Further tragedy struck their family when his wife was a passenger on American Airlines Flight 11, and died in the September 11, 2001 attacks.
Although Perkins was primarily interested in film, he pursued a variety of avenues in the entertainment industry. In 1953, Perkins forged his path to Hollywood after delivering a strong performance in a supporting role in his film debut, The Actress. He played alongside Spencer Tracy and Jean Simmons in the George Cukor film.
However, it was not until 1956 that he was signed to another film, after being noticed for his performance on Broadway in the lead of Tea and Sympathy in 1954. He replaced John Kerr in the role and was directed by the legendary Elia Kazan, who had been a friend of his father's. In the play, he took on the role of Tom Lee, a college student who is labelled as a "sissy" and fixed with the love of the right woman, an almost autobiographical role.
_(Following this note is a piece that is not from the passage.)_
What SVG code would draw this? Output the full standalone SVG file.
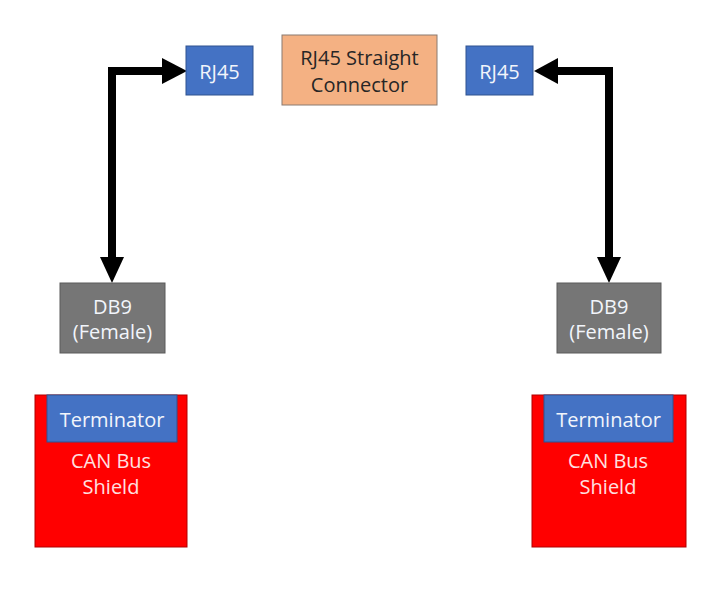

The 1956 William Wyler film, Friendly Persuasion earned him the Golden Globe Award for New Star Of The Year and an Academy Award nomination, effectively launching his acting career to the next level. In the film, Perkins played a member of an Indiana Quaker family trying to cope with both its pacifist principles and the problems of defending the homestead during the American Civil War. Gary Cooper played his father. He followed that with another critically acclaimed film in 1957, Fear Strikes Out. Based on the autobiography by James A. Piersall, he played the former outfielder and shortstop for the Boston Red Sox.
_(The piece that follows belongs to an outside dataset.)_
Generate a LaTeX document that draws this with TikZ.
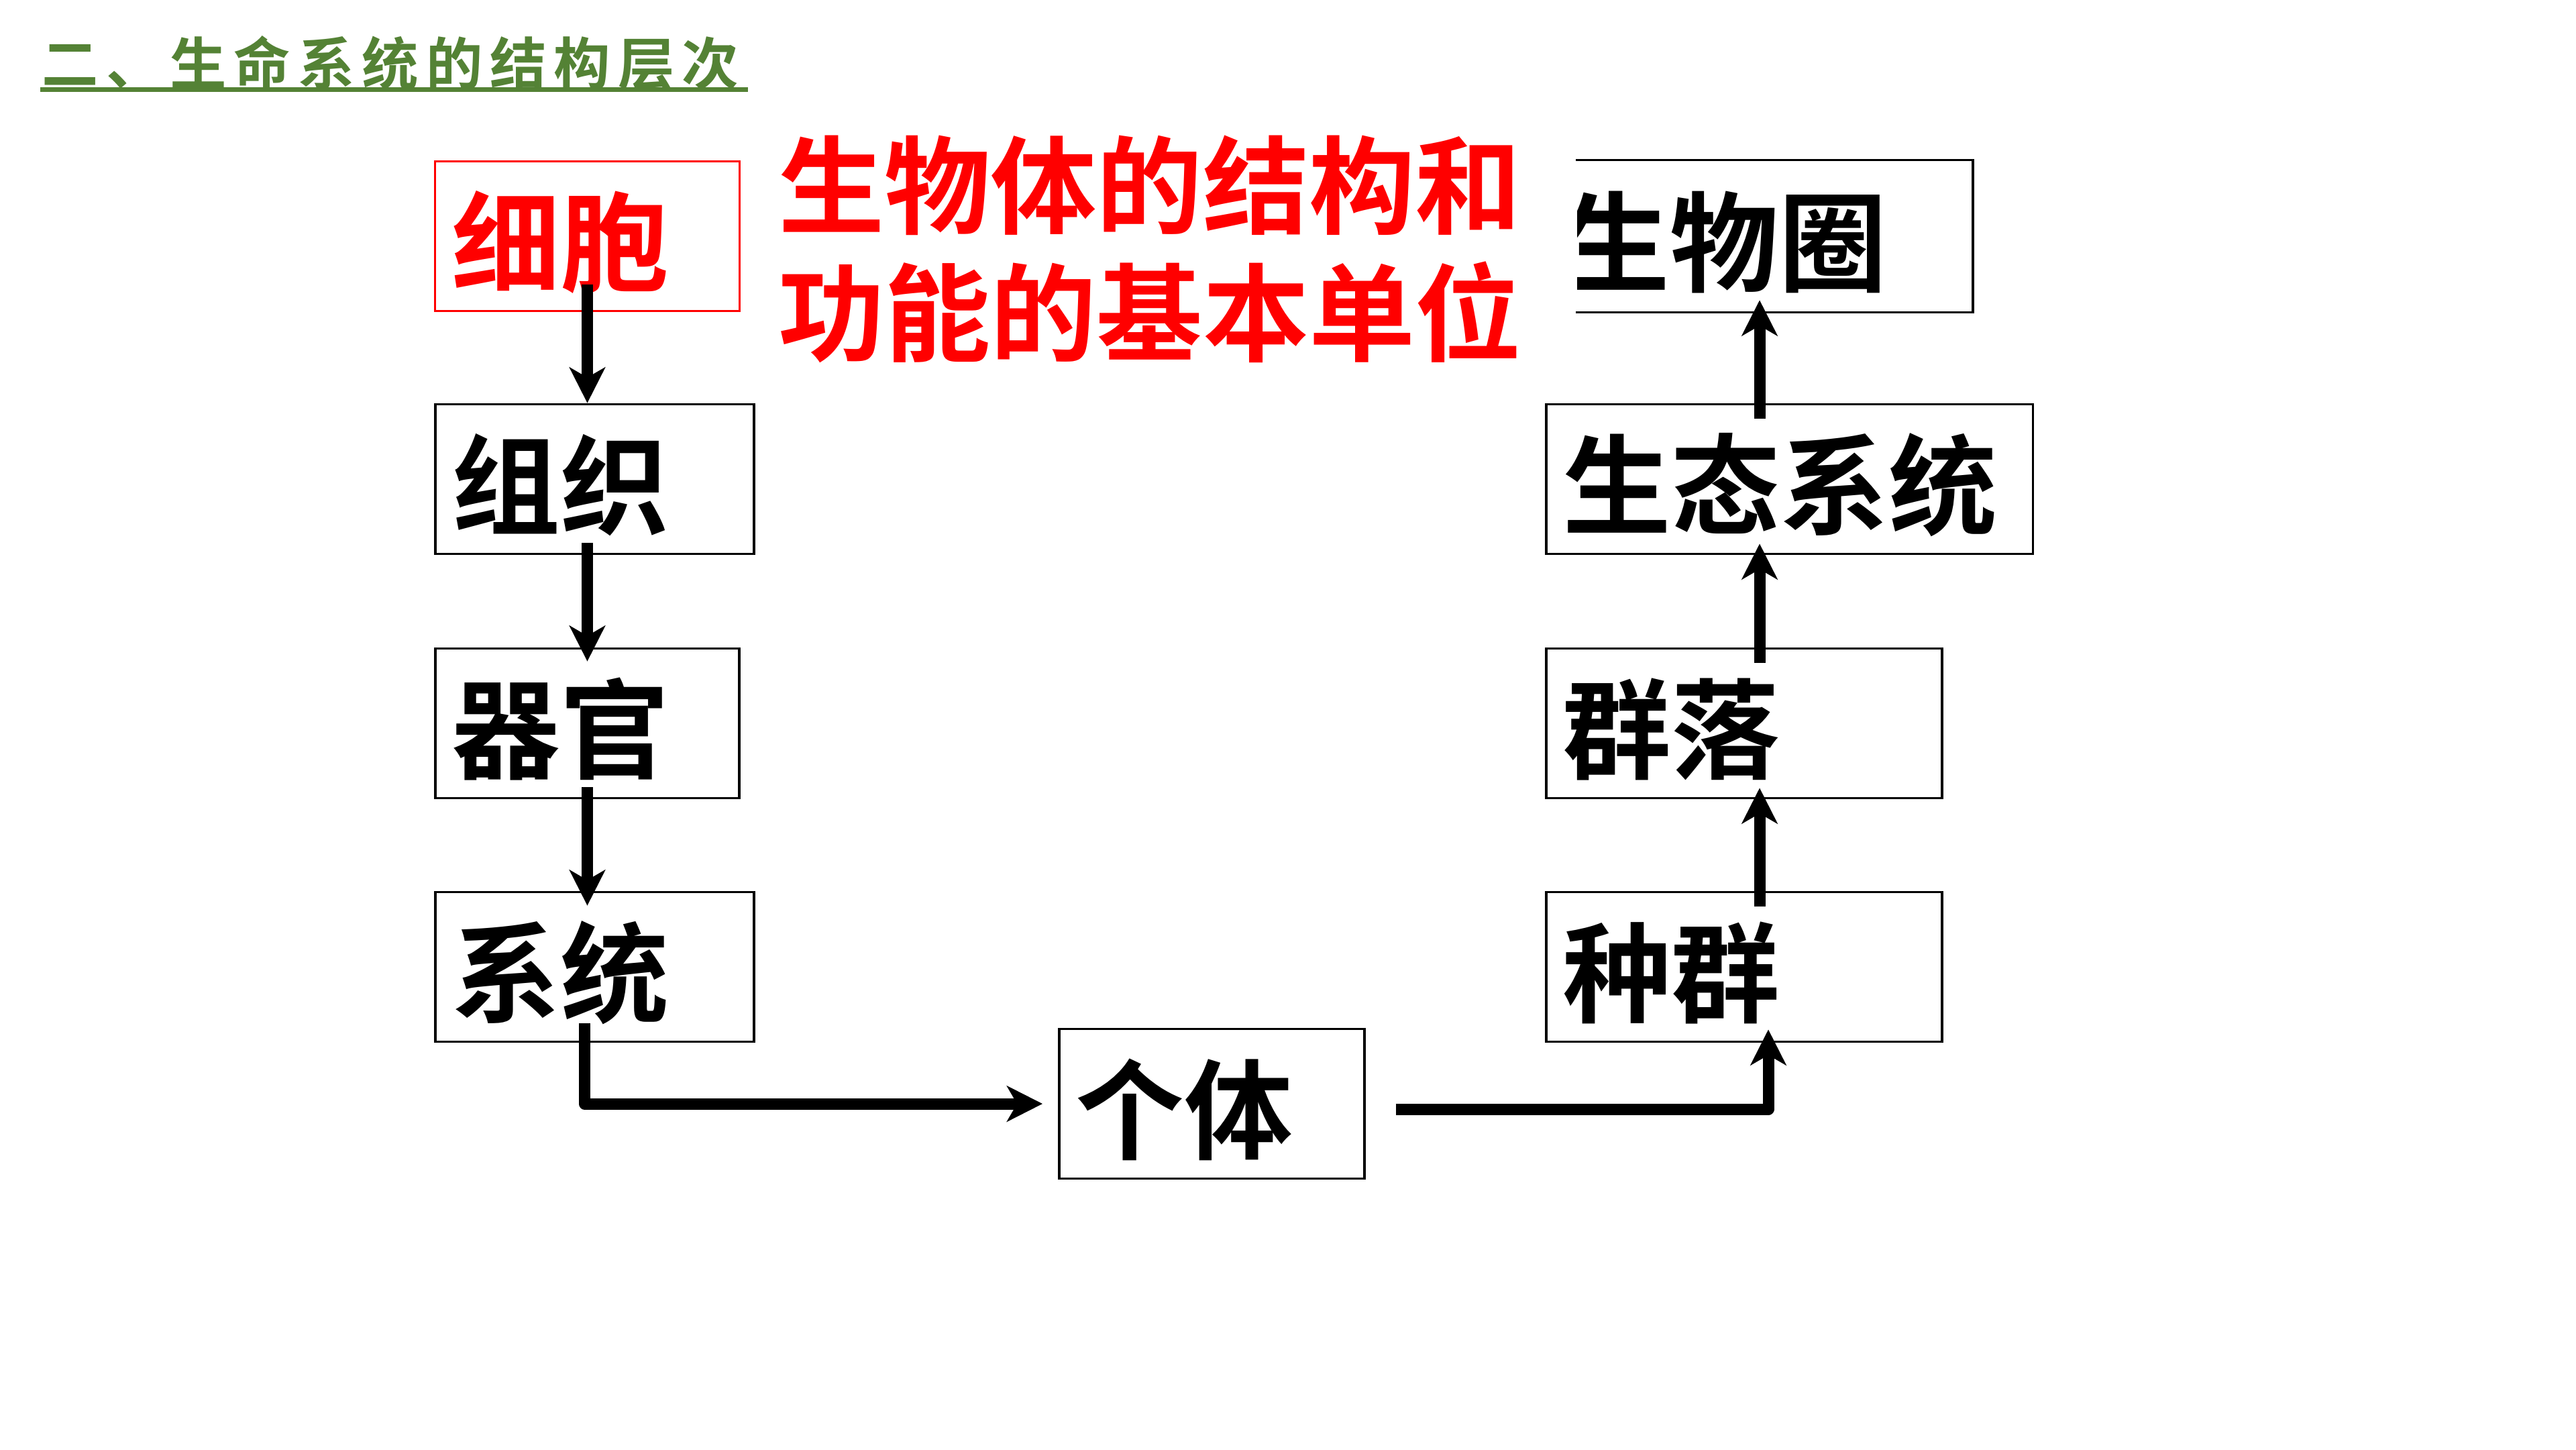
\documentclass[tikz,border=0pt]{standalone}
\usepackage{fontspec}
\newfontfamily\cjkb{Noto Sans CJK SC Bold}
\usetikzlibrary{arrows.meta,calc}
\definecolor{titlegreen}{HTML}{548235}
\begin{document}
\begin{tikzpicture}[x=0.01cm,y=-0.01cm,
  box/.style={draw=black,line width=1pt,font=\cjkb\fontsize{46pt}{55pt}\selectfont,
    inner xsep=0.25cm,inner ysep=0pt,align=left,minimum height=2.23cm,
    text height=1.5cm,text depth=0.1cm},
  arr/.style={line width=0.17cm,line join=round,
    -{Stealth[length=0.53cm,width=0.53cm,inset=0.15cm]}}]
\useasboundingbox[fill=white] (0,0) rectangle (3840,2160);

% title
\node[anchor=base west,inner sep=0pt,text=titlegreen,
  font=\cjkb\fontsize{24pt}{24pt}\selectfont] (title) at (62,126)
  {二\kern0.11cm、\kern0.11cm生\kern0.11cm命\kern0.11cm系\kern0.11cm统\kern0.11cm的\kern0.11cm结\kern0.11cm构\kern0.11cm层\kern0.11cm次};
\draw[titlegreen,line width=0.07cm] (60,133) -- (1115,133);

% left column
\node[box,draw=red,text=red,line width=0.8pt,minimum width=4.53cm,text width=4.03cm] (cell) at (875.5,352) {细胞};
\node[box,minimum width=4.75cm,text width=4.25cm] (tissue) at (886.5,714) {组织};
\node[box,minimum width=4.53cm,text width=4.03cm] (organ) at (875.5,1078) {器官};
\node[box,minimum width=4.75cm,text width=4.25cm] (system) at (886.5,1441) {系统};

% bottom
\node[box,minimum width=4.55cm,text width=4.05cm] (indiv) at (1806.5,1645) {个体};

% right column
\node[box,minimum width=5.9cm,text width=5.4cm] (popu) at (2600,1441) {种群};
\node[box,minimum width=5.9cm,text width=5.4cm] (comm) at (2600,1078) {群落};
\node[box,minimum width=7.25cm,text width=6.75cm] (eco) at (2667.5,714) {生态系统};

\begin{scope}
\clip (2351,0) rectangle (3840,2160);
\node[box,draw=none,minimum width=5.88cm,text width=5.88cm,inner xsep=0pt] (bio) at (2645,352) {\hspace*{-0.23cm}生物圈};
\end{scope}
\draw[line width=1pt] (bio.north west) -- (bio.north east) -- (bio.south east) -- (bio.south west);

% red caption
\node[inner sep=0pt,align=left,text=red,font=\cjkb\fontsize{45pt}{54pt}\selectfont] (unit) at (1714,371)
  {生物体的结构和\\功能的基本单位};

% arrows
\draw[arr] ([yshift=0.41cm]cell.south) -- (cell.south |- tissue.north);
\draw[arr] ($(organ.north |- tissue.south)+(0,-18)$) -- ($(organ.north)+(0,21)$);
\draw[arr] ($(organ.south)+(0,-18)$) -- ($(organ.south |- system.north)+(0,22)$);
\draw[arr] ($(organ.south |- system.south)+(-4,-29)$) |- ($(indiv.west)+(-23,0)$);
\draw[arr] ($(indiv.east)+(45,8)$) -| ($(popu.south)+(36,-20)$);
\coordinate (rx) at ($(popu.north)+(23,0)$);
\draw[arr] ($(rx)+(0,23)$) -- ($(rx |- comm.south)+(0,-17)$);
\draw[arr] ($(rx |- comm.north)+(0,23)$) -- ($(rx |- eco.south)+(0,-17)$);
\draw[arr] ($(rx |- eco.north)+(0,23)$) -- ($(rx |- bio.south)+(0,-18)$);
\end{tikzpicture}
\end{document}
Nearly becoming a teen idol after crooning "A Little Love Goes a Long, Long Way" in the Goodyear TV Playhouse production Joey, Perkins was signed to Epic Records and later RCA Victor shortly before earning his Oscar nomination. Between 1957 and 1958 he released three pop albums under the name Tony Perkins. His single Moon-Light Swim was a hit in the U.S., peaking at No. 24 on the Billboard Hot 100 in 1957
Psycho: The Cursed Blessing
Perkins acted in numerous acclaimed performances thereafter, but his legacy as an actor was cemented in Hitchcock's 1960 action-thriller, Psycho. He played the character of Norman Bates, a murderous man with a split personality suffering from Dissociative identity disorder. The legend of Norman Bates would again surface in Psycho II, Psycho III (which he directed), and Psycho IV: The Beginning.
Although Perkins received national acclaim for the film, many people viewed him as unstable and strange. In fact, after Psycho, Perkins found it nearly impossible to earn a role in another genre in the United States. There were no more romantic, comedic or heroic films for him with the exception of Goodbye Again in 1961, Phaedra in 1962, and The Ravishing Idiot in 1964.
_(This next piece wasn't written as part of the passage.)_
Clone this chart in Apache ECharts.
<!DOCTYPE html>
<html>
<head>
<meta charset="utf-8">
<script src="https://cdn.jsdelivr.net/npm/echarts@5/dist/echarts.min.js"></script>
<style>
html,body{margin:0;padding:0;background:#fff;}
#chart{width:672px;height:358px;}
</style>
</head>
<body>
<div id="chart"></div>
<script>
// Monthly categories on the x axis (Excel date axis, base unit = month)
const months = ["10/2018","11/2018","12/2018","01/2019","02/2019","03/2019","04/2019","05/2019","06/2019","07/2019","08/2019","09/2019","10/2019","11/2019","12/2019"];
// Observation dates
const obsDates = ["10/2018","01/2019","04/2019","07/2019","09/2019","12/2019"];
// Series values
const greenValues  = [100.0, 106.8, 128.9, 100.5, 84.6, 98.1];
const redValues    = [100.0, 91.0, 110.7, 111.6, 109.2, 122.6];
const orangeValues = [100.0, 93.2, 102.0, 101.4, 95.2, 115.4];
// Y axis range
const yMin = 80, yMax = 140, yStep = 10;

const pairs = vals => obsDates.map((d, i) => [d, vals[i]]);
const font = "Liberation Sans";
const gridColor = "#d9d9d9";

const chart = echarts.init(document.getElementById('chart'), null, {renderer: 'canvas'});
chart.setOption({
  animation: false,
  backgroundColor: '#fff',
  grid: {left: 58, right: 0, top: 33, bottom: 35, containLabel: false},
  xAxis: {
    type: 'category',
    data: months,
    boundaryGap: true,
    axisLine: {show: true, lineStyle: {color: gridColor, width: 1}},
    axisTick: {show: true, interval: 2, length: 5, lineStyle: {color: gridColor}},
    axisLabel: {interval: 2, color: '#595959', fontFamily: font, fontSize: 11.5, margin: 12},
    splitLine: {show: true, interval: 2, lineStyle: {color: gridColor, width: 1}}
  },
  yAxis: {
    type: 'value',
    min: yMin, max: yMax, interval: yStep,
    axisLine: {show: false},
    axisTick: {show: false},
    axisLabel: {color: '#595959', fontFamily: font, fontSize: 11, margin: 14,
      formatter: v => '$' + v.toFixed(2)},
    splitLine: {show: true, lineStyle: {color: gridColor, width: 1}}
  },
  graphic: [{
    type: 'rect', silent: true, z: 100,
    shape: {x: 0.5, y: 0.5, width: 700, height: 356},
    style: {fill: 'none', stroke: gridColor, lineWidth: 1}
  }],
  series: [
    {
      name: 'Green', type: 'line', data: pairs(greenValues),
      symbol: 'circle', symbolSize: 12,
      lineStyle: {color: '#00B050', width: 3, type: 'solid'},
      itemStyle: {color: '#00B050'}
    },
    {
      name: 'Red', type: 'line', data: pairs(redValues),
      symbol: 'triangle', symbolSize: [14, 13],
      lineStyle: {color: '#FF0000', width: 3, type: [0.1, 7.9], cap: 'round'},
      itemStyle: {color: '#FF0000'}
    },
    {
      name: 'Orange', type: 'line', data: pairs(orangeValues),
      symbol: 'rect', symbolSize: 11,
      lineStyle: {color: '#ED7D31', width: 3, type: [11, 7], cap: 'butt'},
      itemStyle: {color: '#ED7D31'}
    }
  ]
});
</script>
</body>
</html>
Following the success of Psycho, Perkins had an illustrious career in Europe. He created a portrayal of Joseph K. in Orson Welles' The Trial (1962), a cinematic adaptation of the novel by Franz Kafka. Upon returning to America, he took the role of a disturbed young murderer in Pretty Poison (1968). He also played Chaplain Tappman in Catch-22 (1970). Perkins also co-wrote, with composer/lyricist Stephen Sondheim, the screenplay for the (1973) film The Last of Sheila, for which the writers received a 1974 Edgar Award from the Mystery Writers of America and an Academy Award nomination for Best Motion Picture Screenplay.
Among his Broadway credits are the Frank Loesser musical Greenwillow (1960) and Bernard Slade's 1979 play Romantic Comedy opposite Mia Farrow.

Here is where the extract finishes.